Burrow’s planned return to the school district was cause for excitement for MCSD administrators, who hoped she would bring students back to the district.
“That’s who we look to hire is kid-magnets and people with good personalities that can make good relationships with students,” said Moffat County High School Principal Kelly McCormick. “That’s one of the reasons I wanted to get her back up here working with Moffat County High School.”
Burrow started the Craig chapter of GOAL Academy, an online public high school, three years ago when she was offered an academic coaching position. She left her prior position as para-educator and teacher for the MCHS alternative program when administrators offered the lead teaching position to someone else. When she left, 76 students from the high school followed her to GOAL, Burrow said.
“If I hadn’t started it, I still don’t think GOAL Academy would be in Craig,” she said. “I love GOAL Academy, it was hard to think about leaving it. But I also love MCHS — I graduated from there.”
When Burrow discovered that a statewide math teacher position was available with GOAL after she had submitted her resignation this summer, she applied for the position and decided it was a better fit personally and professionally than the MCHS position.
“I was just wanting out of the administrative role and back into the teacher’s role because I missed working with the students,” Burrow said. “I had really limited time to help the kids and that’s where my passion is.”

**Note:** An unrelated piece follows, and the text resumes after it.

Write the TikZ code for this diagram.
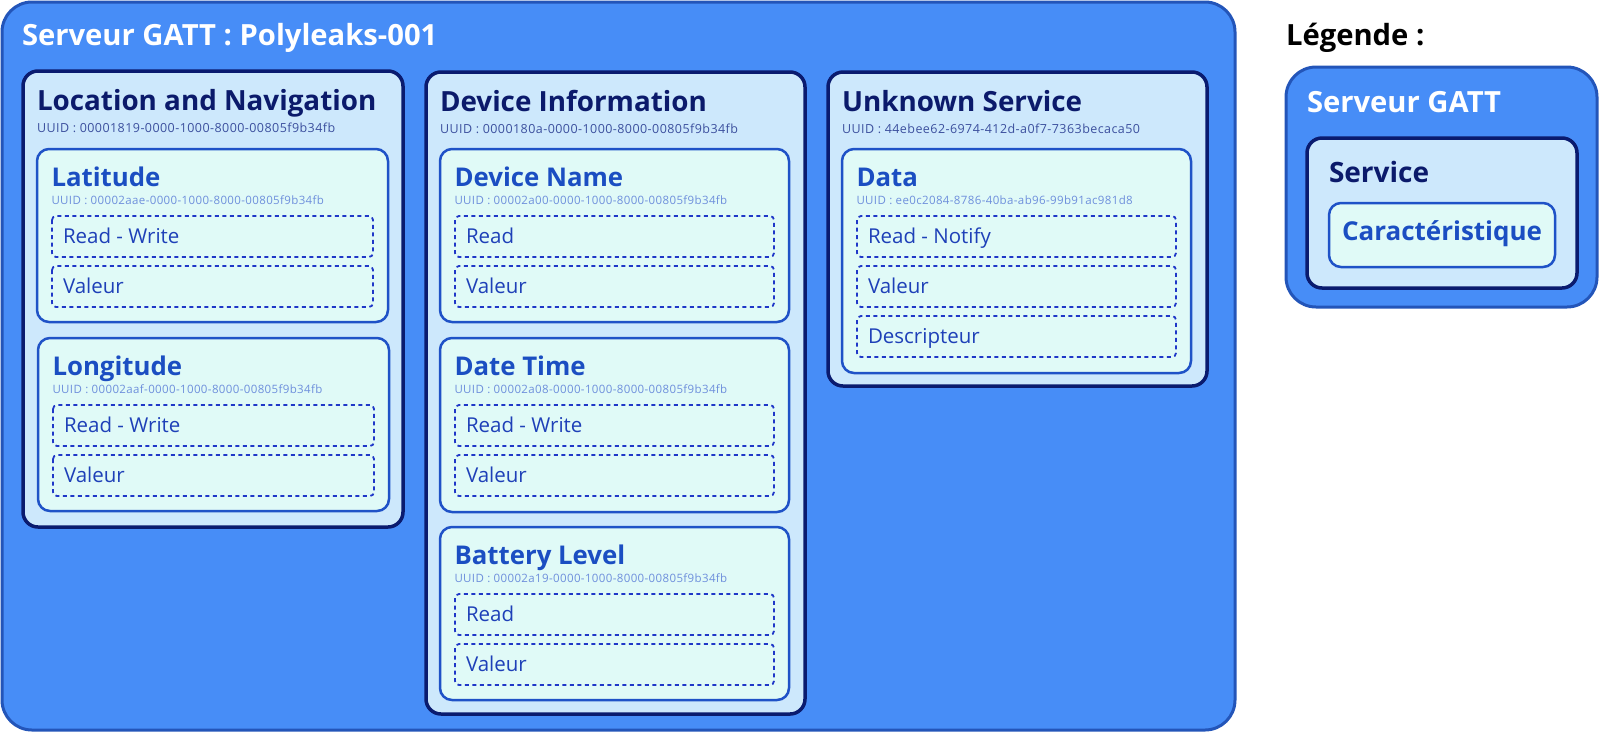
\documentclass[tikz,border=0pt]{standalone}
\usepackage{fontspec}
\setmainfont{Open Sans}
\definecolor{outerfill}{RGB}{71,141,247}
\definecolor{outerborder}{RGB}{35,85,185}
\definecolor{servfill}{RGB}{205,232,252}
\definecolor{servborder}{RGB}{10,27,111}
\definecolor{servtitle}{RGB}{11,26,107}
\definecolor{servuuid}{RGB}{60,80,158}
\definecolor{charfill}{RGB}{224,250,247}
\definecolor{charborder}{RGB}{31,82,199}
\definecolor{chartitle}{RGB}{27,78,194}
\definecolor{charuuid}{RGB}{110,143,220}
\definecolor{propborder}{RGB}{31,55,200}
\definecolor{proptext}{RGB}{30,64,184}
\tikzset{
  outerbox/.style={draw=outerborder, fill=outerfill, line width=3pt, rounded corners=30pt},
  servbox/.style={draw=servborder, fill=servfill, line width=3.5pt, rounded corners=15pt},
  charbx/.style={draw=charborder, fill=charfill, line width=2.5pt, rounded corners=12pt},
  propbx/.style={draw=propborder, line width=1.8pt, dash pattern=on 4pt off 3.5pt, rounded corners=4pt},
  txt/.style={anchor=base west, inner sep=0pt, outer sep=0pt},
  outertitle/.style={txt, text=white, font=\bfseries\fontsize{29.2}{34}\selectfont},
  servtitlestyle/.style={txt, text=servtitle, font=\bfseries\fontsize{27.8}{32}\selectfont},
  servuuidstyle/.style={txt, text=servuuid, font=\fontsize{12.5}{14}\selectfont\addfontfeature{LetterSpace=3.5}},
  chartitlestyle/.style={txt, text=chartitle, font=\bfseries\fontsize{25.8}{30}\selectfont},
  charuuidstyle/.style={txt, text=charuuid, font=\fontsize{11.5}{13}\selectfont\addfontfeature{LetterSpace=3.2}},
  proptextstyle/.style={txt, text=proptext, font=\fontsize{20.5}{24}\selectfont},
}
% service box: name, L, T, R, B, title, uuid
\newcommand{\servicebox}[7]{%
  \draw[servbox] (#2,#3) rectangle (#4,#5);
  \node[servtitlestyle] (#1-title) at (#2+14,#3+39) {#6};
  \node[servuuidstyle] (#1-uuid) at (#2+14,#3+61) {UUID : #7};
}
% characteristic box: name, L, T, R, B, title, uuid
\newcommand{\characbox}[7]{%
  \draw[charbx] (#2,#3) rectangle (#4,#5);
  \node[chartitlestyle] (#1-title) at (#2+14.5,#3+37) {#6};
  \node[charuuidstyle] (#1-uuid) at (#2+14.5,#3+55) {UUID : #7};
}
% property box: name, L, T, R, text
\newcommand{\propbox}[5]{%
  \draw[propbx] (#2,#3) rectangle (#4,#3+41);
  \node[proptextstyle] (#1) at (#2+11,#3+27) {#5};
}
\begin{document}
\begin{tikzpicture}[x=1pt,y=-1pt]
\useasboundingbox (0,0) rectangle (1600,732);
% outer server
\draw[outerbox] (2,2) rectangle (1235,730);
\node[outertitle] (server) at (22,45) {Serveur GATT : Polyleaks-001};

% Location and Navigation
\servicebox{loc}{23}{71}{403}{527}{Location and Navigation}{00001819-0000-1000-8000-00805f9b34fb}
\characbox{lat}{37}{149}{388}{322}{Latitude}{00002aae-0000-1000-8000-00805f9b34fb}
\propbox{lat-rw}{52}{216}{373}{Read - Write}
\propbox{lat-val}{52}{266}{373}{Valeur}
\characbox{lon}{38}{338}{389}{511}{Longitude}{00002aaf-0000-1000-8000-00805f9b34fb}
\propbox{lon-rw}{53}{405}{374}{Read - Write}
\propbox{lon-val}{53}{455}{374}{Valeur}

% Device Information
\servicebox{dev}{426}{72}{805}{714}{Device Information}{0000180a-0000-1000-8000-00805f9b34fb}
\characbox{name}{440}{149}{789}{322}{Device Name}{00002a00-0000-1000-8000-00805f9b34fb}
\propbox{name-r}{455}{216}{774}{Read}
\propbox{name-val}{455}{266}{774}{Valeur}
\characbox{date}{440}{338}{789}{512}{Date Time}{00002a08-0000-1000-8000-00805f9b34fb}
\propbox{date-rw}{455}{405}{774}{Read - Write}
\propbox{date-val}{455}{455}{774}{Valeur}
\characbox{batt}{440}{527}{789}{700}{Battery Level}{00002a19-0000-1000-8000-00805f9b34fb}
\propbox{batt-r}{455}{594}{774}{Read}
\propbox{batt-val}{455}{644}{774}{Valeur}

% Unknown Service
\servicebox{unk}{828}{72}{1207}{386}{Unknown Service}{44ebee62-6974-412d-a0f7-7363becaca50}
\characbox{data}{842}{149}{1191}{373}{Data}{ee0c2084-8786-40ba-ab96-99b91ac981d8}
\propbox{data-rn}{857}{216}{1176}{Read - Notify}
\propbox{data-val}{857}{266}{1176}{Valeur}
\propbox{data-desc}{857}{316}{1176}{Descripteur}

% Legend
\node[txt, text=black, font=\bfseries\fontsize{29.2}{34}\selectfont] (legend) at (1286,45) {Légende :};
\draw[outerbox] (1286,67) rectangle (1597,307);
\node[outertitle] (leg-server) at (1307,112) {Serveur GATT};
\draw[servbox] (1307,138) rectangle (1577,288);
\node[txt, text=servtitle, font=\bfseries\fontsize{28}{32}\selectfont] (leg-service) at (1329,182) {Service};
\draw[charbx] (1329,203) rectangle (1555,267);
\node[txt, text=chartitle, font=\bfseries\fontsize{26}{30}\selectfont] (leg-char) at (1342,240) {Caractéristique};
\end{tikzpicture}
\end{document}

As math competency specialist, Burrow will be teaching about 1,200 students in three math courses statewide, though she will remain based in the Craig office.
Relations between GOAL and the school district remain good, she said.
“It’s not whether they go up there or down here, it’s what’s best for the kids,” Burrow said. “Kelly (McCormick) and Brent (Curtice) are about what’s best for the kids, so we’re all on the same page.”
Burrow works with Curtice and McCormick through Moffat County Global, a collaborative organization formed last year that brings together representatives from local education organizations including the school district, GOAL Academy and the Northwest Colorado Homeschool Association.
GOAL students are able to enroll in up to two classes per year at the high school in subjects not offered through GOAL, such AP classes, band or other extracurriculars, and are also able to participate in sports.
It’s all about meeting students where they’re at, Cocozzella said, who’s excited for the year ahead.
“I have some really big shoes to fill because Annette was exceptional at her job,” Cocozzella said. “I have more of a technological background, so I will utilize the technology we have to make things easier on students and on staff.”
Cocozzella also has a background in music — he was a nationally touring musician before entering the education field — and has put his recording gear and musical talents to use by creating a well-received music program for GOAL students.
With the first day of school for GOAL students less than two weeks away, Cocozzella is busy getting students enrolled, including recently completing his own music video for GOAL.
“For me, I just have so much love for these kids,” he said.